О записках Инна говорить никому не хотела, но Ваня прицепился как репей, чтобы узнать, зачем ее посреди урока вызвал директор, пришлось рассказать. Друг долго молчал, потом отругал Инну за глупость со стихотворением, оказавшимся весомой уликой против нее, но больше ничего не сказал. Посоветовал выкинуть все из головы и радоваться жизни. Радоваться ей не хотелось, да и выкинуть из головы чьи-то записки никак не удавалось.
На последнем уроке она почувствовала себя дурно: болела голова, горели щеки, ее знобило. Дома градусник показал высокую температуру. Мать вызвала врача. Женщина в белом халате печально сообщила, что в школу она теперь не скоро пойдет. Инна туда и не стремилась, жаль было только подводить Ваню. На доску почета ей теперь попасть не светило.
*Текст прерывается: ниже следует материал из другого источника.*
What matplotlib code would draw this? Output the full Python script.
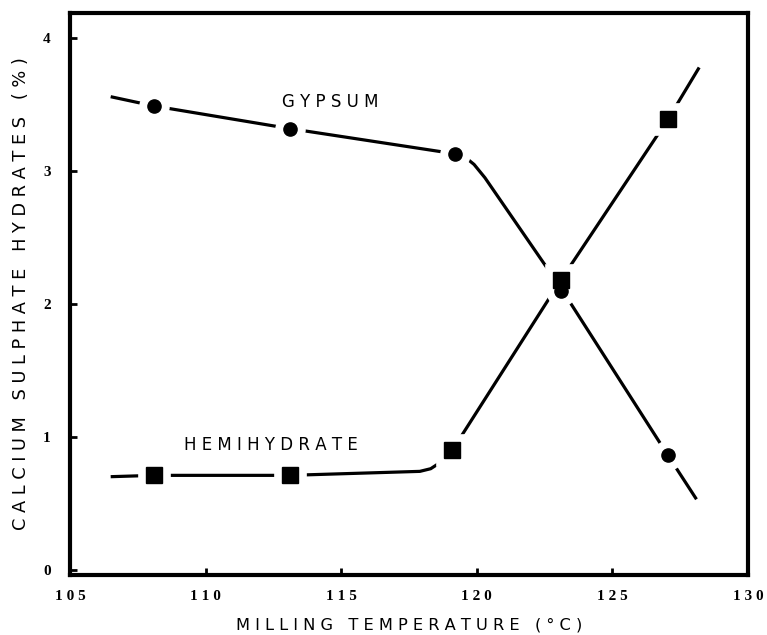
import matplotlib
matplotlib.use('Agg')
import matplotlib.pyplot as plt

# measured points (milling temperature, %)
gyp_t = [108.1, 113.1, 119.2, 123.1, 127.05]
gyp_v = [3.49, 3.32, 3.13, 2.10, 0.86]
hemi_t = [108.1, 113.1, 119.1, 123.1, 127.05]
hemi_v = [0.71, 0.71, 0.90, 2.18, 3.39]

# hand drawn trend curves
gyp_curve_t = [106.5, 108.1, 113.1, 119.2, 119.6, 119.9, 120.3, 123.1, 127.05, 128.1]
gyp_curve_v = [3.56, 3.49, 3.32, 3.13, 3.10, 3.05, 2.95, 2.12, 0.86, 0.53]
hemi_curve_t = [106.5, 108.1, 113.1, 117.9, 118.3, 118.6, 119.1, 123.1, 127.05, 128.2]
hemi_curve_v = [0.70, 0.71, 0.71, 0.74, 0.76, 0.80, 0.90, 2.18, 3.39, 3.78]

xticks = [105, 110, 115, 120, 125, 130]
yticks = [0, 1, 2, 3, 4]

fig = plt.figure(figsize=(7.67, 6.35), dpi=100)
ax = fig.add_axes([70/767, 60/635, 678/767, 562/635])

ax.plot(gyp_curve_t, gyp_curve_v, color='black', lw=2.3, solid_capstyle='butt', zorder=2)
ax.plot(hemi_curve_t, hemi_curve_v, color='black', lw=2.3, solid_capstyle='butt', zorder=2)
# white halo makes the breaks in the line around each point
ax.plot(gyp_t, gyp_v, 'o', ms=9, mfc='white', mec='white', mew=13, zorder=3)
ax.plot(hemi_t, hemi_v, 's', ms=12, mfc='white', mec='white', mew=12, zorder=3)
ax.plot(gyp_t, gyp_v, 'o', ms=9.5, color='black', zorder=5)
ax.plot(hemi_t, hemi_v, 's', ms=11.5, color='black', zorder=4)

ax.text(114.6, 3.52, 'G Y P S U M', ha='center', va='center', fontsize=12)
ax.text(112.4, 0.94, 'H E M I H Y D R A T E', ha='center', va='center', fontsize=12)

ax.set_xlim(105, 130)
ax.set_ylim(-0.04, 4.19)
ax.set_xticks(xticks)
ax.set_xticklabels([' '.join(str(t)) for t in xticks],
                   family=['Liberation Serif', 'DejaVu Serif'], fontweight='bold', fontsize=11)
ax.set_yticks(yticks)
ax.set_yticklabels([str(t) for t in yticks],
                   family=['Liberation Serif', 'DejaVu Serif'], fontweight='bold', fontsize=11)
ax.tick_params(direction='in', length=5, width=2)
ax.tick_params(axis='x', pad=11)
ax.tick_params(axis='y', pad=14)

for s in ax.spines.values():
    s.set_linewidth(3)

ax.set_xlabel('M I L L I N G   T E M P E R A T U R E   ( \u00b0 C )', fontsize=11.7, labelpad=10)
ax.set_ylabel('C A L C I U M   S U L P H A T E   H Y D R A T E S   ( % )', fontsize=12.8, labelpad=9)

fig.savefig('out.png', dpi=100)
Дни выздоровления тянулись словно месяцы. Каждый день ей звонил Ваня, один раз, под страхом заразиться, навестила сестра. Оказалось, что Аня согласилась встречаться с Ваней, у них все замечательно, а поцеловал он ее на третьем свидании. Об Артеме никто Инне ничего не рассказывал, о Константине Викторовиче тоже не упоминали — щадили ее чувства. За время сидения дома Инна о многом успела подумать и о многом — пожалеть. Первая и самая главная ошибка — это директор. Каждый человек — это картинка, а его душа — это художник. Она влюбилась в картинку, но знакомство с ее художником оказалось неприятным сюрпризом. Художник беспардонно снял с ее глаз шоры — и был прав. Ну а вторая ошибка — это ее ложь. Она погрязла в ней, а ведь проще утонуть, чем выплыть.